-- Begin --

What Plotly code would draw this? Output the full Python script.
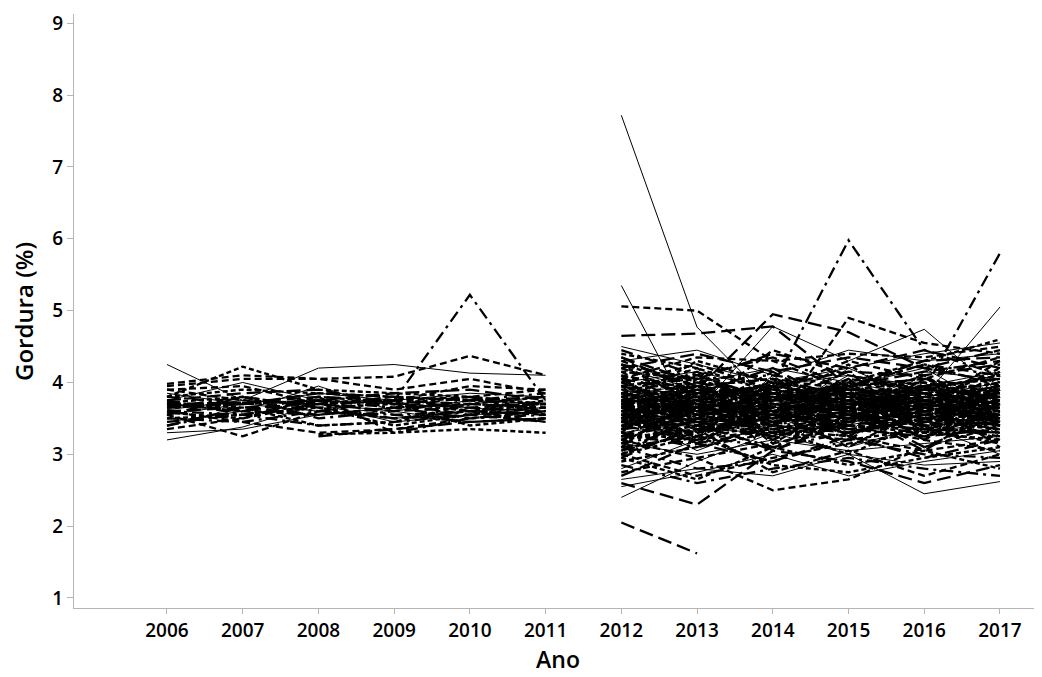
import plotly.graph_objects as go

years_early = [2006, 2007, 2008, 2009, 2010, 2011]
years_late = [2012, 2013, 2014, 2015, 2016, 2017]
tick_years = list(range(2006, 2018))
y_ticks = [1, 2, 3, 4, 5, 6, 7, 8, 9]

fat_early = [
    [4.25, 3.75, 4.20, 4.25, 4.13, 4.10],
    [3.95, 4.05, 4.05, 4.08, 4.37, 4.10],
    [3.70, 3.72, 3.80, 3.75, 3.65, 3.60],
    [3.60, 3.55, 3.70, 3.75, 5.22, 3.75],
    [3.80, 4.22, 3.90, 3.85, 3.80, 3.70],
    [3.20, 3.38, 3.70, 3.60, 3.75, 3.70],
    [3.55, 3.25, 3.60, 3.50, 3.60, 3.55],
    [None, None, 3.25, 3.35, 3.45, 3.50],
    [3.40, 3.60, 3.80, 3.30, 3.50, 3.60],
    [None, None, 3.28, 3.30, 3.35, 3.30],
    [3.75, 4.00, 3.75, 3.70, 3.65, 3.55],
    [3.98, 4.10, 4.05, 3.90, 4.05, 3.85],
    [3.65, 3.70, 3.85, 3.80, 3.75, 3.80],
    [3.50, 3.45, 3.60, 3.75, 3.70, 3.65],
    [3.72, 3.80, 3.65, 3.40, 3.55, 3.75],
    [3.45, 3.60, 3.95, 3.60, 3.45, 3.50],
    [3.90, 3.75, 3.70, 3.75, 3.95, 3.90],
    [3.60, 3.65, 3.55, 3.65, 3.80, 3.60],
    [3.80, 3.70, 3.75, 3.55, 3.60, 3.70],
    [3.70, 3.65, 3.40, 3.45, 3.70, 3.80],
    [3.55, 3.70, 3.85, 3.75, 3.85, 3.80],
    [3.35, 3.50, 3.70, 3.80, 3.60, 3.45],
    [3.75, 3.85, 3.90, 3.70, 3.55, 3.60],
    [3.65, 3.80, 3.50, 3.60, 3.75, 3.85],
    [3.50, 3.55, 3.65, 3.70, 3.40, 3.50],
    [3.85, 3.70, 3.60, 3.50, 3.60, 3.65],
    [3.60, 3.45, 3.30, 3.35, 3.50, 3.60],
    [3.72, 3.60, 3.75, 3.85, 3.90, 3.75],
    [3.45, 3.55, 3.75, 3.65, 3.50, 3.55],
    [3.80, 3.90, 3.85, 3.80, 3.75, 3.70],
    [3.62, 3.75, 3.70, 3.45, 3.55, 3.60],
    [3.70, 3.60, 3.55, 3.65, 3.70, 3.65],
    [3.40, 3.65, 3.70, 3.60, 3.65, 3.70],
    [3.68, 3.72, 3.60, 3.55, 3.45, 3.50],
    [3.58, 3.50, 3.80, 3.72, 3.60, 3.75],
    [3.30, 3.35, 3.55, 3.65, 3.70, 3.80],
    [3.90, 3.95, 3.70, 3.75, 3.80, 3.90],
    [3.55, 3.80, 3.65, 3.50, 3.55, 3.45],
    [3.75, 3.55, 3.40, 3.45, 3.55, 3.65],
    [3.65, 3.70, 3.75, 3.70, 3.80, 3.55],
]

fat_late = [
    [7.72, 4.77, 3.70, 3.90, 3.75, 3.60],
    [5.06, 5.00, 4.30, 3.90, 4.00, 3.80],
    [4.65, 4.68, 4.78, 3.95, 4.30, 4.35],
    [3.60, 3.80, 3.95, 5.98, 4.45, 4.10],
    [4.40, 4.20, 3.85, 3.70, 3.95, 4.05],
    [5.35, 3.35, 3.60, 3.50, 3.40, 3.55],
    [4.05, 4.35, 4.30, 4.40, 4.35, 4.50],
    [2.05, 1.62, None, None, None, None],
    [3.50, 3.70, 3.60, 3.85, 3.90, 5.80],
    [4.25, 3.95, 3.50, 3.80, 3.65, 3.40],
    [3.40, 3.60, 4.78, 4.30, 4.74, 3.85],
    [3.85, 3.55, 3.40, 4.90, 4.55, 4.40],
    [3.70, 3.90, 4.95, 4.70, 4.20, 4.00],
    [3.30, 3.10, 3.40, 3.60, 3.75, 3.95],
    [3.95, 4.10, 3.75, 4.00, 4.30, 4.60],
    [2.40, 2.90, 3.30, 3.00, 2.45, 2.62],
    [3.20, 2.95, 2.50, 2.65, 3.10, 3.40],
    [2.60, 2.30, 3.05, 2.90, 2.60, 2.85],
    [3.10, 2.80, 2.90, 3.20, 3.00, 2.95],
    [3.00, 3.25, 2.85, 2.75, 2.95, 3.10],
    [3.80, 4.00, 4.20, 4.00, 3.80, 5.05],
    [3.55, 3.65, 3.50, 3.70, 3.60, 3.75],
    [3.75, 3.60, 3.80, 3.65, 3.90, 3.70],
    [3.35, 3.50, 3.45, 3.30, 3.55, 3.60],
    [3.65, 3.85, 3.70, 3.55, 3.70, 3.85],
    [3.90, 3.70, 3.55, 3.75, 3.95, 3.80],
    [3.45, 3.30, 3.60, 3.65, 3.50, 3.35],
    [3.60, 3.75, 3.95, 3.80, 3.65, 3.55],
    [3.25, 3.45, 3.30, 3.50, 3.40, 3.25],
    [3.80, 3.55, 3.65, 3.90, 3.85, 4.00],
    [3.50, 3.40, 3.75, 3.60, 3.30, 3.45],
    [4.10, 3.90, 3.85, 3.70, 3.60, 3.75],
    [3.70, 3.80, 3.60, 3.40, 3.55, 3.65],
    [3.15, 3.35, 3.55, 3.45, 3.60, 3.50],
    [3.95, 3.75, 4.00, 3.85, 3.70, 3.90],
    [3.55, 3.45, 3.35, 3.55, 3.75, 3.80],
    [3.85, 3.95, 3.80, 3.60, 3.50, 3.70],
    [3.40, 3.60, 3.65, 3.75, 3.85, 3.60],
    [3.65, 3.50, 3.40, 3.35, 3.45, 3.55],
    [3.30, 3.20, 3.45, 3.70, 3.65, 3.45],
    [4.00, 4.15, 3.90, 3.75, 3.80, 3.95],
    [3.60, 3.70, 3.85, 3.95, 4.05, 3.85],
    [3.75, 3.65, 3.55, 3.45, 3.35, 3.30],
    [3.45, 3.55, 3.70, 3.60, 3.75, 3.90],
    [3.20, 3.40, 3.25, 3.40, 3.30, 3.20],
    [3.90, 3.85, 3.95, 4.10, 3.95, 4.15],
    [3.50, 3.75, 3.60, 3.50, 3.60, 3.70],
    [3.70, 3.45, 3.50, 3.65, 3.80, 3.65],
    [3.35, 3.55, 3.75, 3.85, 3.70, 3.50],
    [4.15, 4.05, 3.70, 3.60, 3.90, 4.10],
    [3.60, 3.35, 3.30, 3.45, 3.55, 3.40],
    [3.80, 3.70, 3.90, 3.80, 3.70, 3.60],
    [3.05, 3.30, 3.55, 3.35, 3.25, 3.35],
    [3.65, 3.90, 3.80, 3.70, 3.55, 3.75],
    [3.95, 3.60, 3.45, 3.55, 3.65, 3.85],
    [3.45, 3.40, 3.60, 3.80, 3.90, 3.80],
    [3.55, 3.80, 3.85, 3.65, 3.45, 3.50],
    [3.75, 3.95, 3.65, 3.50, 3.70, 3.95],
    [3.25, 3.15, 3.35, 3.55, 3.40, 3.30],
    [3.85, 3.65, 3.75, 3.95, 4.00, 3.75],
    [3.40, 3.50, 3.55, 3.40, 3.65, 3.75],
    [4.30, 3.95, 4.05, 3.90, 3.75, 3.65],
    [3.60, 3.60, 3.40, 3.30, 3.50, 3.60],
    [3.70, 3.85, 3.95, 3.75, 3.60, 3.80],
    [2.90, 3.10, 3.30, 3.20, 3.35, 3.15],
    [3.50, 3.65, 3.80, 3.90, 3.80, 4.00],
    [3.80, 3.50, 3.60, 3.70, 3.85, 3.70],
    [3.35, 3.45, 3.25, 3.45, 3.60, 3.55],
    [3.95, 4.05, 4.10, 3.95, 4.05, 3.90],
    [3.65, 3.55, 3.70, 3.60, 3.40, 3.45],
    [3.15, 3.00, 3.20, 3.05, 3.15, 3.25],
    [4.20, 3.80, 3.65, 4.05, 3.90, 3.85],
    [3.55, 3.70, 3.45, 3.55, 3.70, 3.60],
    [3.75, 3.50, 3.85, 3.75, 3.55, 3.40],
    [3.45, 3.65, 3.55, 3.35, 3.25, 3.45],
    [3.85, 3.75, 3.60, 3.70, 3.80, 3.95],
    [2.75, 2.95, 3.15, 3.40, 3.20, 3.05],
    [3.60, 3.85, 3.75, 3.85, 3.95, 3.75],
    [3.70, 3.60, 3.30, 3.50, 3.65, 3.80],
    [3.90, 4.00, 3.85, 3.65, 3.75, 3.55],
    [3.30, 3.45, 3.65, 3.75, 3.55, 3.65],
    [3.50, 3.30, 3.45, 3.60, 3.85, 3.70],
    [4.05, 3.85, 3.95, 4.15, 4.10, 4.25],
    [3.65, 3.75, 3.55, 3.45, 3.60, 3.50],
    [3.20, 3.35, 3.50, 3.65, 3.45, 3.35],
    [3.80, 3.90, 3.70, 3.55, 3.65, 3.85],
    [3.40, 3.20, 3.35, 3.25, 3.05, 3.20],
    [4.35, 4.00, 3.80, 3.95, 4.15, 4.30],
    [3.55, 3.60, 3.75, 3.85, 3.70, 3.60],
    [3.75, 3.80, 3.90, 3.70, 3.50, 3.65],
    [2.65, 2.80, 2.70, 3.00, 2.85, 2.90],
    [3.60, 3.45, 3.60, 3.80, 3.95, 4.05],
    [3.95, 3.70, 3.65, 3.55, 3.45, 3.60],
    [3.35, 3.65, 3.85, 3.70, 3.75, 3.50],
    [3.70, 3.55, 3.35, 3.45, 3.70, 3.85],
    [4.50, 4.25, 4.00, 4.20, 4.40, 4.55],
    [3.45, 3.75, 3.60, 3.40, 3.35, 3.55],
    [3.85, 3.60, 3.80, 3.90, 3.85, 3.70],
    [3.10, 3.25, 3.10, 3.30, 3.50, 3.40],
    [3.65, 3.95, 4.05, 3.80, 3.60, 3.75],
    [3.50, 3.55, 3.65, 3.70, 3.80, 3.95],
    [3.00, 2.70, 2.95, 3.15, 3.30, 3.55],
    [4.20, 4.40, 4.15, 4.35, 4.20, 4.45],
    [2.85, 2.60, 2.80, 2.95, 2.80, 2.70],
    [3.70, 4.30, 4.00, 3.60, 3.70, 4.20],
    [2.55, 2.75, 3.00, 2.70, 2.90, 3.05],
    [4.00, 3.65, 4.45, 4.10, 3.90, 4.10],
    [3.10, 3.85, 3.40, 4.05, 3.30, 3.90],
    [4.10, 3.30, 3.95, 3.20, 3.85, 3.35],
    [3.30, 4.05, 3.20, 3.90, 3.50, 4.15],
    [3.95, 3.20, 4.10, 3.40, 4.00, 3.25],
    [3.45, 3.95, 3.15, 3.75, 4.10, 3.45],
    [3.75, 3.15, 3.70, 4.15, 3.35, 3.95],
    [3.05, 3.50, 3.90, 3.25, 3.80, 3.10],
    [4.25, 3.70, 3.25, 3.85, 3.20, 4.00],
    [3.60, 3.05, 3.45, 3.95, 4.20, 3.60],
    [3.85, 4.20, 3.60, 3.10, 3.65, 4.30],
    [3.20, 3.60, 4.15, 3.60, 3.05, 3.70],
    [4.05, 3.45, 3.05, 3.50, 3.95, 3.50],
    [3.50, 4.10, 3.75, 4.25, 3.60, 3.20],
    [3.90, 3.35, 3.85, 3.30, 4.15, 4.05],
    [3.15, 3.75, 3.40, 3.95, 3.45, 3.85],
    [4.35, 3.85, 4.20, 3.65, 3.95, 3.40],
    [2.95, 3.40, 3.10, 3.55, 3.25, 3.60],
    [3.70, 3.25, 4.05, 3.55, 3.30, 4.10],
    [3.40, 3.90, 3.50, 4.10, 3.85, 3.30],
    [4.15, 3.60, 3.95, 3.45, 4.05, 3.70],
    [3.25, 3.70, 3.20, 3.65, 3.10, 3.55],
    [3.80, 4.15, 3.55, 4.00, 3.40, 3.90],
    [3.55, 3.15, 3.80, 3.25, 3.70, 3.15],
    [2.80, 3.20, 3.55, 3.10, 3.40, 3.00],
    [4.00, 4.25, 3.90, 4.30, 4.05, 4.35],
    [3.35, 3.80, 3.05, 3.45, 3.95, 3.60],
    [3.65, 3.40, 4.00, 3.85, 3.20, 3.80],
    [3.00, 3.55, 3.35, 3.00, 3.45, 3.90],
    [4.20, 3.90, 3.45, 4.20, 3.75, 3.55],
    [3.45, 3.25, 3.65, 3.95, 4.25, 3.95],
    [2.70, 3.15, 2.90, 3.25, 2.95, 3.20],
    [4.45, 4.10, 4.35, 3.95, 4.25, 4.10],
    [2.95, 2.65, 3.10, 2.85, 3.05, 2.80],
    [4.30, 4.45, 4.10, 4.45, 4.30, 4.40],
    [3.00, 3.35, 2.75, 3.05, 2.70, 3.00],
    [4.25, 4.05, 4.40, 4.20, 4.45, 4.20],
]

# line style cycle (solid thin, dash, long dash, dash-dot, heavy dash)
styles = [
    dict(dash="solid", width=1),
    dict(dash="7px,4px", width=2.3),
    dict(dash="14px,6px", width=2.3),
    dict(dash="12px,5px,3px,5px", width=2.3),
    dict(dash="5px,3px", width=2.4),
]

fig = go.Figure()

def add_group(xs, rows):
    for i, row in enumerate(rows):
        st = styles[i % len(styles)]
        fig.add_trace(go.Scatter(
            x=xs, y=row, mode="lines", connectgaps=False,
            line=dict(color="black", width=st["width"], dash=st["dash"]),
            showlegend=False, hoverinfo="skip",
        ))

add_group(years_early, fat_early)
add_group(years_late, fat_late)

axis_col = "#b5b5b5"
font_family = "Open Sans, Noto Sans, DejaVu Sans, sans-serif"

# page body has an 8px margin, so the figure is sized to fit the window
fig.update_layout(
    width=1034, height=669,
    margin=dict(l=66, r=0, t=6, b=69),
    paper_bgcolor="white", plot_bgcolor="white",
    font=dict(family=font_family, color="black"),
    showlegend=False,
)
fig.update_xaxes(
    range=[2004.772, 2017.555],
    tickvals=tick_years, ticktext=[str(y) for y in tick_years],
    showgrid=False, zeroline=False, automargin=False,
    showline=True, linecolor=axis_col, linewidth=1,
    ticks="outside", tickcolor=axis_col, ticklen=5,
    tickfont=dict(size=19, color="black", weight=600),
    title=dict(text="Ano", font=dict(size=23, color="black", weight=600), standoff=9),
)
fig.update_yaxes(
    range=[0.86, 9.13],
    tickvals=y_ticks,
    showgrid=False, zeroline=False, automargin=False,
    showline=True, linecolor=axis_col, linewidth=1,
    ticks="outside", tickcolor=axis_col, ticklen=6,
    tickfont=dict(size=19, color="black", weight=600),
)
fig.add_annotation(
    text="Gordura (%)", textangle=-90,
    xref="paper", yref="paper", x=-0.0527, y=0.50,
    xanchor="center", yanchor="middle", showarrow=False,
    font=dict(size=24, color="black", weight=600, family=font_family),
)

fig.write_html("out.html")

-- End --

> _GIVEN PROBLEM_
From the first line of the listing above, repeat every line through the one holding "y_ticks = [1, 2, 3, 4, 5, 6, 7, 8, 9]". Both ends count, and pictures stay out.

> _SOLUTION TO THE PROBLEM_
What Plotly code would draw this? Output the full Python script.
import plotly.graph_objects as go

years_early = [2006, 2007, 2008, 2009, 2010, 2011]
years_late = [2012, 2013, 2014, 2015, 2016, 2017]
tick_years = list(range(2006, 2018))
y_ticks = [1, 2, 3, 4, 5, 6, 7, 8, 9]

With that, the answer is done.